* Task statement: The lines from the top of the material below through the line containing "Mar-10 .. Dec-20" are to be printed exactly, with pictures omitted.

* Listing:
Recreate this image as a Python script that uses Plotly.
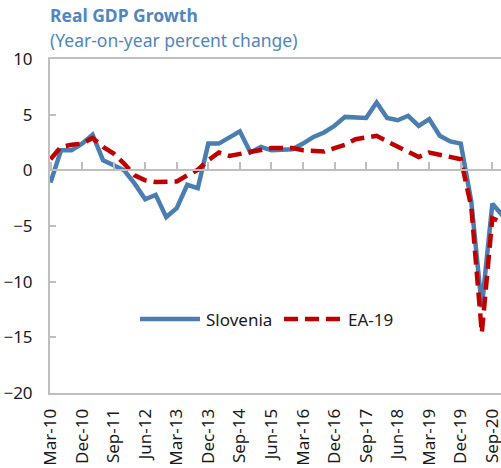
import plotly.graph_objects as go

# ---- data ----
months = ["Mar", "Jun", "Sep", "Dec"]
years = list(range(10, 21))
quarters = [f"{m}-{y:02d}" for y in years for m in months]  # Mar-10 .. Dec-20

slovenia = [-1.1, 1.8, 1.8, 2.4, 3.2, 0.9, 0.45, 0.0, -1.2, -2.6, -2.2, -4.2,
            -3.4, -1.3, -1.6, 2.4, 2.4, 2.9, 3.5, 1.6, 2.1, 1.8, 1.8, 1.9,
            2.4, 3.0, 3.4, 4.0, 4.8, 4.8, 4.7, 6.1, 4.7, 4.5, 4.9, 4.0,
            4.6, 3.1, 2.6, 2.4, -2.8, -12.3, -3.0, -4.1]
ea19 = [1.0, 2.1, 2.3, 2.4, 2.9, 2.1, 1.5, 0.6, -0.45, -0.9, -1.05, -1.05,
        -1.0, -0.45, 0.05, 0.9, 1.6, 1.3, 1.45, 1.6, 1.8, 2.0, 2.0, 2.0,
        1.8, 1.7, 1.7, 2.0, 2.3, 2.8, 3.0, 3.1, 2.6, 2.1, 1.6, 1.2,
        1.6, 1.4, 1.3, 1.0, -3.3, -14.6, -4.3, -4.7]

tick_labels = ["Mar-10", "Dec-10", "Sep-11", "Jun-12", "Mar-13", "Dec-13", "Sep-14",
               "Jun-15", "Mar-16", "Dec-16", "Sep-17", "Jun-18", "Mar-19", "Dec-19", "Sep-20"]
y_ticks = [-20, -15, -10, -5, 0, 5, 10]

x_idx = list(range(len(quarters)))
tick_idx = [quarters.index(t) for t in tick_labels]

BLUE = "#4A7EB0"
RED = "#C00000"
TITLE = "#4F86BE"
GRAY = "#BFBFBF"
FONT = "Noto Sans"

W, H = 501, 468
ML, MT, MB, MR = 50, 59, 75, 0
plot_w = W - ML - MR
plot_h = H - MT - MB
px_per_q = 10.52
x0 = -0.5 / px_per_q
x1 = x0 + plot_w / px_per_q

fig = go.Figure()
fig.add_trace(go.Scatter(x=x_idx, y=slovenia, mode="lines", name="Slovenia",
                         line=dict(color=BLUE, width=4.5), showlegend=False))
fig.add_trace(go.Scatter(x=x_idx, y=ea19, mode="lines", name="EA-19",
                         line=dict(color=RED, width=4.5, dash="14px,7px"), showlegend=False))
# invisible trace on secondary x axis (zero-line ticks)
fig.add_trace(go.Scatter(x=x_idx, y=slovenia, xaxis="x2", mode="lines",
                         line=dict(width=0), hoverinfo="skip", showlegend=False, opacity=0))

fig.update_layout(
    width=W, height=H,
    margin=dict(l=ML, r=MR, t=MT, b=MB, autoexpand=False),
    plot_bgcolor="white", paper_bgcolor="white",
    font=dict(family=FONT, size=17, color="#1a1a1a"),
    xaxis=dict(range=[x0, x1], tickmode="array", tickvals=tick_idx, ticktext=tick_labels,
               tickangle=-90, ticks="", showgrid=False, zeroline=False, automargin=False,
               showline=True, linecolor=GRAY, linewidth=2, mirror=True,
               ticklabelstandoff=7, ticklabeloverflow="allow", tickfont=dict(size=17)),
    xaxis2=dict(range=[x0, x1], overlaying="x", anchor="free", position=20 / 30,
                side="top", tickmode="array", tickvals=tick_idx, showticklabels=False,
                ticks="outside", ticklen=7, tickwidth=2, tickcolor=GRAY, automargin=False,
                showline=True, linecolor=GRAY, linewidth=2, showgrid=False, zeroline=False),
    yaxis=dict(range=[-20, 10], tickmode="array", tickvals=y_ticks, ticks="inside",
               ticklen=6, tickwidth=2, tickcolor=GRAY, showgrid=False, zeroline=False,
               showline=True, linecolor=GRAY, linewidth=2, automargin=False,
               ticklabelstandoff=12, tickfont=dict(size=17)),
)

def px2paper_x(px):
    return (px - ML) / plot_w

def px2paper_y(py):
    return (H - MB - py) / plot_h

# titles
fig.add_annotation(text="<b>Real GDP Growth</b>", xref="paper", yref="paper",
                   x=px2paper_x(48), y=px2paper_y(15), xanchor="left", yanchor="middle",
                   showarrow=False, font=dict(size=17.5, color=TITLE, family=FONT))
fig.add_annotation(text="(Year-on-year percent change)", xref="paper", yref="paper",
                   x=px2paper_x(48), y=px2paper_y(40), xanchor="left", yanchor="middle",
                   showarrow=False, font=dict(size=17.5, color=TITLE, family=FONT))

# custom legend
ly = px2paper_y(319)
fig.add_shape(type="line", xref="paper", yref="paper", x0=px2paper_x(140), x1=px2paper_x(200),
              y0=ly, y1=ly, line=dict(color=BLUE, width=4.5))
fig.add_annotation(text="Slovenia", xref="paper", yref="paper", x=px2paper_x(204), y=ly,
                   xanchor="left", yanchor="middle", showarrow=False,
                   font=dict(size=17, color="#1a1a1a", family=FONT))
fig.add_shape(type="line", xref="paper", yref="paper", x0=px2paper_x(284), x1=px2paper_x(345),
              y0=ly, y1=ly, line=dict(color=RED, width=4.5, dash="14px,7px"))
fig.add_annotation(text="EA-19", xref="paper", yref="paper", x=px2paper_x(346), y=ly,
                   xanchor="left", yanchor="middle", showarrow=False,
                   font=dict(size=17, color="#1a1a1a", family=FONT))

fig.write_html("out.html", config={"displayModeBar": False},
               post_script="document.body.style.margin='0';document.body.style.overflow='hidden';")
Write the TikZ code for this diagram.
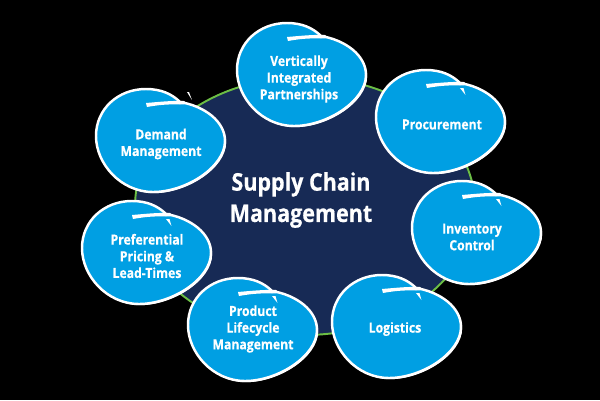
\documentclass[tikz,border=0pt]{standalone}
\usepackage{fontspec}
\setmainfont{Open Sans}
\newfontfamily\narrowfont[FakeStretch=0.88,BoldFeatures={FakeBold=0.4}]{Open Sans}
\usepackage{xcolor}
\usetikzlibrary{shapes.geometric}
\definecolor{blobblue}{HTML}{009FE3}
\definecolor{hubnavy}{HTML}{172A55}
\definecolor{ringgreen}{HTML}{6CBE45}
\def\blobpath{(84,13) .. controls (108,17) and (129,32) .. (129,52)
  .. controls (129,78) and (90,103) .. (57,103) .. controls (25,103) and (0,75) .. (0,47)
  .. controls (0,20) and (22,0) .. (50,0) .. controls (65,0) and (76,5) .. (84,13) -- cycle}
\tikzset{
  blobtext/.style={text=white,font=\narrowfont\fontsize{7.9}{9.5}\selectfont\bfseries,align=center},
  pics/blob/.style={code={
    \fill[white,shift={(1.2,1.2)}] \blobpath;
    \draw[white,line width=1.4pt,fill=blobblue] \blobpath;
    \fill[white] (50,14) .. controls (62,13) and (75,11.5) .. (88,12) -- (92,15) -- (84,15.5)
      .. controls (72,15) and (62,16) .. (51,18) -- cycle;
  }},
  pics/bloctick/.style={code={
    \fill[white] (84,18) -- (87.5,18) -- (89.5,25) -- cycle;
  }}
}
\begin{document}
\begin{tikzpicture}[x=0.02cm,y=-0.02cm]
\fill[black] (0,0) rectangle (600,400);
\useasboundingbox (0,0) rectangle (600,400);
% centre
\node[ellipse,draw=ringgreen,fill=hubnavy,line width=1.1pt,minimum width=6.8cm,minimum height=5.16cm,inner sep=0pt] (hub) at (305,206) {};
\node[text=white,font=\narrowfont\fontsize{13.9}{17.8}\selectfont\bfseries,align=center] (title) at (301,200) {Supply Chain\\Management};
% blobs
\pic at (237,23) {blob};
\pic at (376,70) {blob};
\pic at (376,70) {bloctick};
\pic at (412,181) {blob};
\pic at (412,181) {bloctick};
\pic at (332,275) {blob};
\pic at (332,275) {bloctick};
\pic at (188,278) {blob};
\pic at (188,278) {bloctick};
\pic at (82,201) {blob};
\pic at (82,201) {bloctick};
\pic at (96,89) {blob};
\fill[white] (187,92) -- (189,92) -- (192,100) -- cycle;
% labels
\node[blobtext] (partners) at (299,79) {Vertically\\Integrated\\Partnerships};
\node[blobtext] (procure) at (442,124.5) {Procurement};
\node[blobtext] (inventory) at (472,237) {Inventory\\Control};
\node[blobtext] (logistics) at (395,329) {Logistics};
\node[blobtext] (lifecycle) at (253,329) {Product\\Lifecycle\\Management};
\node[blobtext] (pricing) at (147,256) {Preferential\\Pricing \&\\Lead-Times};
\node[blobtext] (demand) at (161,144) {Demand\\Management};
\end{tikzpicture}
\end{document}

* Task response:
Recreate this image as a Python script that uses Plotly.
import plotly.graph_objects as go

# ---- data ----
months = ["Mar", "Jun", "Sep", "Dec"]
years = list(range(10, 21))
quarters = [f"{m}-{y:02d}" for y in years for m in months]  # Mar-10 .. Dec-20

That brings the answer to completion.